YOSHIKAZU TSUNO/Getty Images

Despite the Russian roulette stereotype, people rarely fall ill in restaurants, chef Wakisaka Nobuyuki tells us.

Gowri Chandra
March 22, 2018

If you’ve never heard about the dangers of eating pufferfish, they’re more than just urban legend. Although routinely served at restaurants across Japan, their poison is so potent that chefs have to take a national written and practical examination just to be able to cook it.

We spoke with one of these chefs, Wakisaka Nobuyuki, who’s been cooking pufferfish—called fugu in Japanese—for over twenty years. At his Hagi Honjin Ryokan in seaside Hagi, Japan, the fish is used for sashimi, fugu chirifugu hotpot, not unlike shabu shabu—and even as garnish for sake: The charred fin, a tiny blackened thing, is steeped in a steaming hot mug of sake, which is then lit on fire tableside.

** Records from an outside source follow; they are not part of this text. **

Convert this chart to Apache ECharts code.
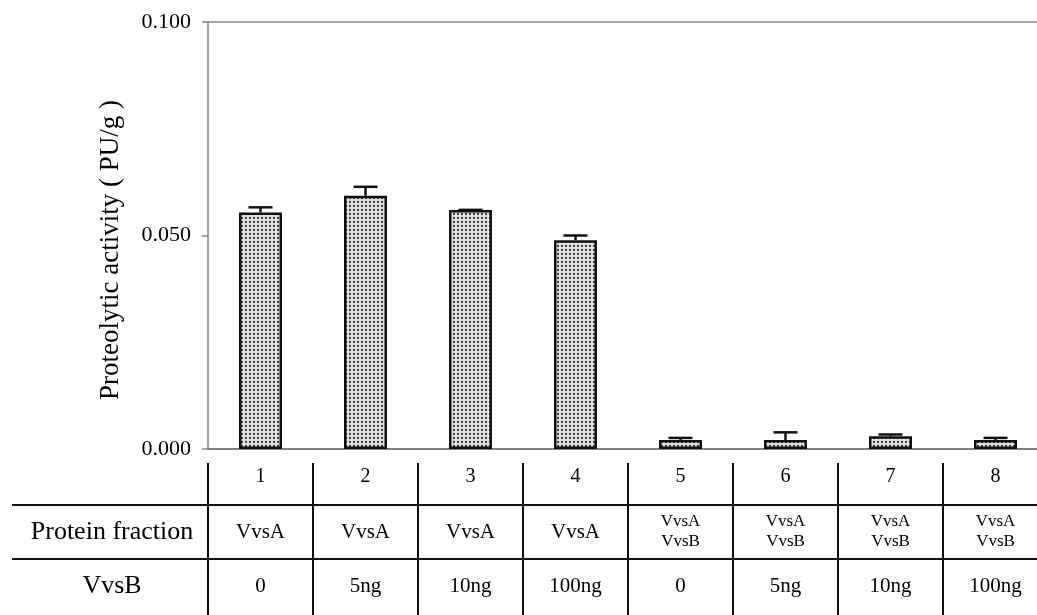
<!DOCTYPE html>
<html><head><meta charset="utf-8">
<script src="https://cdn.jsdelivr.net/npm/echarts@6/dist/echarts.min.js"></script>
<style>html,body{margin:0;padding:0;background:#fff}#c{width:1037px;height:615px}</style>
</head><body><div id="c"></div>
<script>
var categories = ['1','2','3','4','5','6','7','8'];
var activity = [0.0554, 0.0593, 0.0560, 0.0489, 0.0021, 0.0021, 0.0030, 0.0021];
var errorTop = [0.0566, 0.0614, 0.0560, 0.0500, 0.0026, 0.0039, 0.0034, 0.0026];
var proteinFraction = ['VvsA','VvsA','VvsA','VvsA','VvsA\nVvsB','VvsA\nVvsB','VvsA\nVvsB','VvsA\nVvsB'];
var vvsbAmount = ['0','5ng','10ng','100ng','0','5ng','10ng','100ng'];
var rowNames = ['', 'Protein fraction', 'VvsB', ''];
var yTicks = [0, 0.05, 0.1];

var pc = document.createElement('canvas');
pc.width = 4; pc.height = 4;
var g = pc.getContext('2d');
g.fillStyle = '#e4e4e4'; g.fillRect(0,0,4,4);
g.fillStyle = '#3a3a3a'; g.beginPath(); g.arc(2,2,1.15,0,Math.PI*2); g.fill();

var serif = 'Liberation Serif';
var chart = echarts.init(document.getElementById('c'));
chart.setOption({
  animation: false,
  grid: [
    {left: 208, top: 22, width: 840, height: 427, outerBoundsMode: 'none', containLabel: false},
    {left: 12, top: 451, width: 1036, height: 216, outerBoundsMode: 'none', containLabel: false}
  ],
  xAxis: [
    {type: 'category', data: categories, gridIndex: 0, position: 'bottom',
     axisLine: {lineStyle: {color: '#555', width: 1.5}}, axisTick: {show: false},
     axisLabel: {fontFamily: serif, fontSize: 20, color: '#000', margin: 28, verticalAlign: 'middle'}},
    {type: 'category', data: categories, gridIndex: 0, position: 'top',
     axisLine: {lineStyle: {color: '#888', width: 1.5}}, axisTick: {show: false}, axisLabel: {show: false}},
    {type: 'category', data: proteinFraction, gridIndex: 0, position: 'bottom', offset: 0,
     axisLine: {show: false}, axisTick: {show: false},
     axisLabel: {color: '#000', margin: 83, verticalAlign: 'middle', interval: 0,
       formatter: function (v) { return v.indexOf('\n') >= 0 ? '{s|' + v.split('\n').join('}\n{s|') + '}' : '{b|' + v + '}'; },
       rich: {
         b: {fontFamily: serif, fontSize: 21, color: '#000', lineHeight: 24},
         s: {fontFamily: serif, fontSize: 17, color: '#000', lineHeight: 20}
       }}},
    {type: 'category', data: vvsbAmount, gridIndex: 0, position: 'bottom', offset: 0,
     axisLine: {show: false}, axisTick: {show: false},
     axisLabel: {fontFamily: serif, fontSize: 21, color: '#000', margin: 137, verticalAlign: 'middle', interval: 0}},
    {type: 'category', data: categories, gridIndex: 0, position: 'bottom', offset: 14,
     axisLine: {show: false}, axisLabel: {show: false},
     axisTick: {show: true, length: 160, lineStyle: {color: '#111', width: 2}}},
    {type: 'value', gridIndex: 1, show: false}
  ],
  yAxis: [
    {type: 'value', gridIndex: 0, min: 0, max: 0.1, interval: 0.05,
     name: 'Proteolytic activity ( PU/g )', nameLocation: 'middle', nameGap: 84,
     nameTextStyle: {fontFamily: serif, fontSize: 27, color: '#000', padding: [0, 29, 0, 0]},
     axisLine: {show: true, lineStyle: {color: '#888', width: 1.5}},
     axisTick: {show: true, length: 6, lineStyle: {color: '#888', width: 1.5}},
     splitLine: {show: false},
     axisLabel: {fontFamily: serif, fontSize: 22, color: '#000', margin: 17,
       formatter: function (v) { return v.toFixed(3); }}},
    {type: 'category', gridIndex: 1, data: rowNames, inverse: true,
     axisLine: {show: false}, axisTick: {show: false},
     splitLine: {show: true, interval: function (i) { return i === 1 || i === 2; },
       lineStyle: {color: '#111', width: 2}},
     axisLabel: {inside: true, align: 'center', margin: 100, fontFamily: serif, fontSize: 26, color: '#000'}}
  ],
  series: [
    {type: 'bar', xAxisIndex: 0, yAxisIndex: 0, data: activity, barWidth: 43,
     itemStyle: {color: {image: pc, repeat: 'repeat'}, borderColor: '#111', borderWidth: 2.5}},
    {type: 'custom', xAxisIndex: 0, yAxisIndex: 0,
     data: activity.map(function (v, i) { return [i, v, errorTop[i]]; }),
     renderItem: function (params, api) {
       var p0 = api.coord([api.value(0), api.value(1)]);
       var p1 = api.coord([api.value(0), api.value(2)]);
       var hw = 12;
       return {type: 'group', children: [
         {type: 'line', shape: {x1: p0[0], y1: p0[1], x2: p1[0], y2: p1[1]}, style: {stroke: '#111', lineWidth: 2.5}},
         {type: 'line', shape: {x1: p1[0]-hw, y1: p1[1], x2: p1[0]+hw, y2: p1[1]}, style: {stroke: '#111', lineWidth: 2.5}}
       ]};
     }, z: 3}
  ]
});
</script></body></html>
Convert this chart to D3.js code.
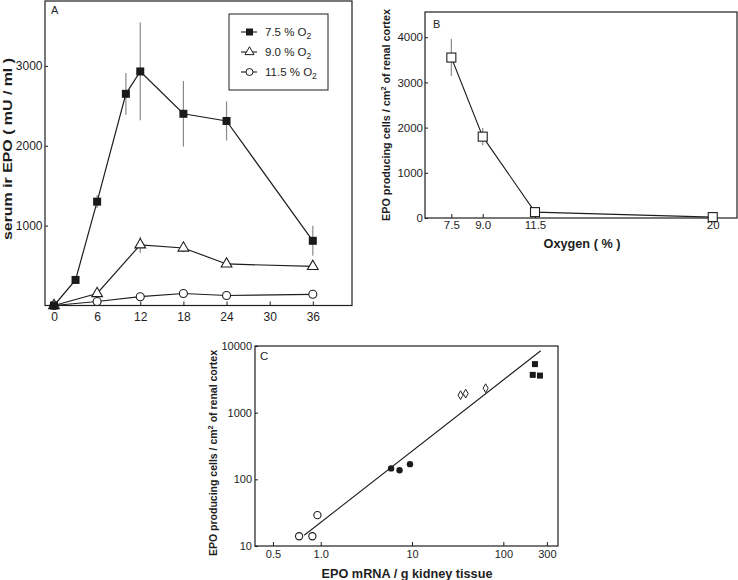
<!DOCTYPE html>
<html><head><meta charset="utf-8">
<script src="https://cdn.jsdelivr.net/npm/d3@7"></script>
<style>
body{margin:0;background:#fff}
svg{display:block}
text{font-family:"Liberation Sans",Arial,sans-serif;fill:#1e1e1e}
</style>
</head><body><svg id="c" width="738" height="580"></svg>
<script>
// ---------- Panel A data ----------
const hours75 = [0, 3, 6, 10, 12, 18, 24, 36];
const epo75   = [0, 320, 1300, 2650, 2930, 2400, 2310, 810];
const err75   = [0, 0, 80, 262, 612, 410, 245, 188];
const hours90 = [0, 6, 12, 18, 24, 36];
const epo90   = [0, 150, 760, 720, 520, 490];
const err90   = [0, 0, 100, 50, 0, 0];
const hours115 = [0, 6, 12, 18, 24, 36];
const epo115   = [0, 50, 110, 150, 125, 140];
const xTicksA = [0, 6, 12, 18, 24, 30, 36];
const yTicksA = [1000, 2000, 3000];
const legendLabels = ["7.5 % O", "9.0 % O", "11.5 % O"];

// ---------- Panel B data ----------
const oxygenB = [7.5, 9.0, 11.5, 20];
const cellsB  = [3550, 1800, 130, 20];
const errB    = [410, 190, 0, 0];
const xTicksB = [7.5, 9.0, 11.5, 20];
const xTickLabelsB = ["7.5", "9.0", "11.5", "20"];
const yTicksB = [0, 1000, 2000, 3000, 4000];

// ---------- Panel C data ----------
const mrnaOpen = [0.58, 0.81, 0.92];
const cellsOpen = [14, 14, 29];
const mrnaFilled = [5.9, 7.3, 9.5];
const cellsFilled = [146, 137, 169];
const mrnaDiamond = [34, 38.7, 64];
const cellsDiamond = [1830, 1930, 2330];
const mrnaSquare = [222, 210, 252];
const cellsSquare = [5350, 3690, 3600];
const fitX = [0.66, 257];
const fitY = [14.5, 8480];
const xTicksC = [0.3, 1, 10, 100, 300];
const xTickLabelsC = ["0.5", "1.0", "10", "100", "300"];
const yTicksC = [10, 100, 1000, 10000];
const yTickLabelsC = ["10", "100", "1000", "10000"];

const svg = d3.select("#c");
const INK = "#1e1e1e", GREY = "#8a8a8a";
const fmtInt = d3.format("d");

function styleAxis(g, fs) {
  g.select(".domain").remove();
  g.selectAll(".tick line").attr("stroke", INK).attr("stroke-width", 1);
  g.selectAll(".tick text").attr("font-size", fs).attr("fill", INK)
    .style("font-family", '"Liberation Sans",Arial,sans-serif');
}
function frame(x0, y0, x1, y1) {
  svg.append("rect").attr("x", x0).attr("y", y0).attr("width", x1 - x0).attr("height", y1 - y0)
    .attr("fill", "none").attr("stroke", INK).attr("stroke-width", 1.2);
}
function sym(type, size) { return d3.symbol().type(type).size(size)(); }

// ================= PANEL A =================
const xA = d3.scaleLinear().domain([-1.25, 41.45]).range([45, 352]);
const yA = d3.scaleLinear().domain([0, 3812]).range([305.5, 1]);

svg.append("g").attr("transform", "translate(0,305.5)")
  .call(d3.axisBottom(xA).tickValues(xTicksA).tickFormat(fmtInt).tickSize(-4).tickPadding(7))
  .call(g => styleAxis(g, 12));
svg.append("g").attr("transform", "translate(45,0)")
  .call(d3.axisLeft(yA).tickValues(yTicksA).tickFormat(fmtInt).tickSize(-3).tickPadding(2.5))
  .call(g => styleAxis(g, 12));
frame(45, 1, 352, 305.5);

svg.append("text").attr("x", 51).attr("y", 14).attr("font-size", 11).text("A");
svg.append("text").attr("transform", "translate(12,149) rotate(-90)")
  .attr("text-anchor", "middle").attr("font-size", 13).attr("font-weight", "bold")
  .attr("textLength", 182).attr("lengthAdjust", "spacingAndGlyphs")
  .text("serum ir EPO ( mU / ml )");

const lineA = d3.line().x(d => xA(d[0])).y(d => yA(d[1]));
function errBars(xs, ys, es, xs_, ys_) {
  xs.forEach((h, i) => {
    if (es[i] > 0) svg.append("line")
      .attr("x1", xs_(h)).attr("x2", xs_(h))
      .attr("y1", ys_(ys[i] - es[i])).attr("y2", ys_(ys[i] + es[i]))
      .attr("stroke", GREY).attr("stroke-width", 1.2);
  });
}
errBars(hours75, epo75, err75, xA, yA);
errBars(hours90, epo90, err90, xA, yA);

const d75 = hours75.map((h, i) => [h, epo75[i]]);
const d90 = hours90.map((h, i) => [h, epo90[i]]);
const d115 = hours115.map((h, i) => [h, epo115[i]]);
[d115, d90, d75].forEach(d => svg.append("path").attr("d", lineA(d))
  .attr("fill", "none").attr("stroke", INK).attr("stroke-width", 1.2));

svg.selectAll(".c115").data(d115).enter().append("circle")
  .attr("cx", d => xA(d[0])).attr("cy", d => yA(d[1])).attr("r", 4)
  .attr("fill", "#fff").attr("stroke", INK).attr("stroke-width", 1.1);
svg.selectAll(".t90").data(d90).enter().append("path")
  .attr("d", sym(d3.symbolTriangle, 50))
  .attr("transform", d => `translate(${xA(d[0])},${yA(d[1])})`)
  .attr("fill", "#fff").attr("stroke", INK).attr("stroke-width", 1.1);
svg.selectAll(".s75").data(d75).enter().append("rect")
  .attr("x", d => xA(d[0]) - 4).attr("y", d => yA(d[1]) - 4)
  .attr("width", 8).attr("height", 8).attr("fill", "#1a1a1a");

// legend
svg.append("rect").attr("x", 229).attr("y", 14).attr("width", 99).attr("height", 76)
  .attr("fill", "#fff").attr("stroke", INK).attr("stroke-width", 1);
legendLabels.forEach((lab, i) => {
  const cy = 32 + i * 20;
  svg.append("line").attr("x1", 241).attr("x2", 257).attr("y1", cy).attr("y2", cy)
    .attr("stroke", INK).attr("stroke-width", 1.1);
  if (i === 0) svg.append("rect").attr("x", 246).attr("y", cy - 3.5).attr("width", 7).attr("height", 7).attr("fill", "#1a1a1a");
  if (i === 1) svg.append("path").attr("d", sym(d3.symbolTriangle, 36))
    .attr("transform", `translate(249.5,${cy})`).attr("fill", "#fff").attr("stroke", INK);
  if (i === 2) svg.append("circle").attr("cx", 249.5).attr("cy", cy).attr("r", 3.5)
    .attr("fill", "#fff").attr("stroke", INK);
  const t = svg.append("text").attr("x", 265).attr("y", cy + 4).attr("font-size", 11.5).text(lab);
  t.append("tspan").attr("dy", 3).attr("font-size", 8.5).text("2");
});

// ================= PANEL B =================
const xB = d3.scaleLinear().domain([6.24, 21.16]).range([425, 737]);
const yB = d3.scaleLinear().domain([0, 4558]).range([218, 12]);

svg.append("g").attr("transform", "translate(0,218)")
  .call(d3.axisBottom(xB).tickValues(xTicksB).tickFormat((d, i) => xTickLabelsB[i]).tickSize(-4).tickPadding(3))
  .call(g => styleAxis(g, 11.5));
svg.append("g").attr("transform", "translate(425,0)")
  .call(d3.axisLeft(yB).tickValues(yTicksB).tickFormat(fmtInt).tickSize(-3).tickPadding(2))
  .call(g => styleAxis(g, 11.5));
frame(425, 12, 737, 218);

svg.append("text").attr("x", 433).attr("y", 28).attr("font-size", 11).text("B");
const yTitleB = svg.append("text").attr("transform", "translate(390,115) rotate(-90)")
  .attr("text-anchor", "middle").attr("font-size", 11).attr("font-weight", "bold")
  .attr("textLength", 212).attr("lengthAdjust", "spacingAndGlyphs");
yTitleB.append("tspan").text("EPO producing cells / cm");
yTitleB.append("tspan").attr("dy", -4.5).attr("font-size", 7.5).text("2");
yTitleB.append("tspan").attr("dy", 4.5).text(" of renal cortex");
svg.append("text").attr("x", 582).attr("y", 248).attr("text-anchor", "middle")
  .attr("font-size", 13).attr("font-weight", "bold")
  .attr("textLength", 77).attr("lengthAdjust", "spacingAndGlyphs").text("Oxygen ( % )");

errBars(oxygenB, cellsB, errB, xB, yB);
const dB = oxygenB.map((o, i) => [o, cellsB[i]]);
svg.append("path").attr("d", d3.line().x(d => xB(d[0])).y(d => yB(d[1]))(dB))
  .attr("fill", "none").attr("stroke", INK).attr("stroke-width", 1.1);
svg.selectAll(".sB").data(dB).enter().append("rect")
  .attr("x", d => xB(d[0]) - 4.5).attr("y", d => yB(d[1]) - 4.5)
  .attr("width", 9).attr("height", 9).attr("fill", "#fff").attr("stroke", INK).attr("stroke-width", 1.1);

// ================= PANEL C =================
const xC = d3.scaleLog().domain([0.1907, 397]).range([255, 558]);
const yC = d3.scaleLog().domain([10, 10000]).range([546, 346]);

svg.append("g").attr("transform", "translate(0,546)")
  .call(d3.axisBottom(xC).tickValues(xTicksC).tickFormat((d, i) => xTickLabelsC[i]).tickSize(-4).tickPadding(4))
  .call(g => styleAxis(g, 11));
svg.append("g").attr("transform", "translate(255,0)")
  .call(d3.axisLeft(yC).tickValues(yTicksC).tickFormat((d, i) => yTickLabelsC[i]).tickSize(-3).tickPadding(3))
  .call(g => styleAxis(g, 11));
frame(255, 346, 558, 546);

svg.append("text").attr("x", 260).attr("y", 360).attr("font-size", 11.5).text("C");
const yTitleC = svg.append("text").attr("transform", "translate(217,453) rotate(-90)")
  .attr("text-anchor", "middle").attr("font-size", 10.6).attr("font-weight", "bold")
  .attr("textLength", 206).attr("lengthAdjust", "spacingAndGlyphs");
yTitleC.append("tspan").text("EPO producing cells / cm");
yTitleC.append("tspan").attr("dy", -4.5).attr("font-size", 7.5).text("2");
yTitleC.append("tspan").attr("dy", 4.5).text(" of renal cortex");
svg.append("text").attr("x", 407).attr("y", 578).attr("text-anchor", "middle")
  .attr("font-size", 13).attr("font-weight", "bold")
  .attr("textLength", 171).attr("lengthAdjust", "spacingAndGlyphs").text("EPO mRNA / g kidney tissue");

svg.append("line").attr("x1", xC(fitX[0])).attr("y1", yC(fitY[0]))
  .attr("x2", xC(fitX[1])).attr("y2", yC(fitY[1]))
  .attr("stroke", INK).attr("stroke-width", 1.1);

mrnaOpen.forEach((m, i) => svg.append("circle").attr("cx", xC(m)).attr("cy", yC(cellsOpen[i]))
  .attr("r", 3.6).attr("fill", "#fff").attr("stroke", INK).attr("stroke-width", 1.1));
mrnaFilled.forEach((m, i) => svg.append("circle").attr("cx", xC(m)).attr("cy", yC(cellsFilled[i]))
  .attr("r", 3.2).attr("fill", "#1a1a1a"));
mrnaDiamond.forEach((m, i) => svg.append("path").attr("d", sym(d3.symbolDiamond, 22))
  .attr("transform", `translate(${xC(m)},${yC(cellsDiamond[i])})`)
  .attr("fill", "#fff").attr("stroke", INK).attr("stroke-width", 1));
mrnaSquare.forEach((m, i) => svg.append("rect").attr("x", xC(m) - 3).attr("y", yC(cellsSquare[i]) - 3)
  .attr("width", 6).attr("height", 6).attr("fill", "#1a1a1a"));
</script>
</body></html>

The fumes intensify the drinking experience, preserved by keeping a lid on the drink throughout the meal. The resulting concoction tastes ever so slightly of ocean, and makes the sake savory, almost broth-like. (Make no mistake, however, it will knock you out.) It’s called hire sake, or huku hire sake in local dialect—fugu is called huku here. Fugu roe is also used to make tofu, resulting in a denser, starchier tofu than one might normally expect. (Amazingly, it looks white just like standard tofu.)

Hagi Honjin Ryokan is located in the Yamaguchi prefecture—one of three Japanese prefectures known for its fugu production, with Osaka and Ōita being the other two. While 95% of the country’s fugu is actually farmed, a scant 5% is wild caught. And the price tag will usually tell you which is which. Wild caught fugu is four to five times more expensive, Nobuyuki estimates, with fifteen pieces of sashimi running about 4,000 or 5,000 yen (37 to 47 dollars). At his restaurant, we enjoyed the wild-caught variety.

Gowri Chandra

Speaking through a translator, Nobuyuki tells us that tora fugu—a type of fugu, of which there are several in Japan—is actually more prolific in the summertime, but its poisons are higher then, so winter is ideal fugu season.

Despite the Russian roulette stereotype, people rarely fall ill in restaurants, he tells us. It’s more amateurs who catch the fish and think they can cook it at home. They make the mistake of frying up the liver, for example, which is highly toxic—as are the ovaries, brain, eyes and intestines—and the swift and immediate punishment is neural paralysis. Not to fear for chefs, however. Just handling these toxic parts does not pose a health threat, as long as one doesn’t touch one’s hands to one’s mouth after, ingesting the fish.

At Hagi Honjin Ryokan, an onsen ryokan—a hot springs inn of the kind that dots the country, epitomizing its culture of rustic communal baths—a hot steaming pot of fugu chiri is the perfect conclusion to a drizzly day in the mountains. The fish is meaty and dense; the sashimi perfectly robust, not of the fatty sort that melts in your mouth. It almost has a bite, a bounce. It’s utterly pleasurable, especially when paired with locally made tamari shoyu.

If you find yourself in Japan with the desire to try it for yourself, head to Yamaguchi where some of the best is to be had, under chef Nobuyuki’s expert care.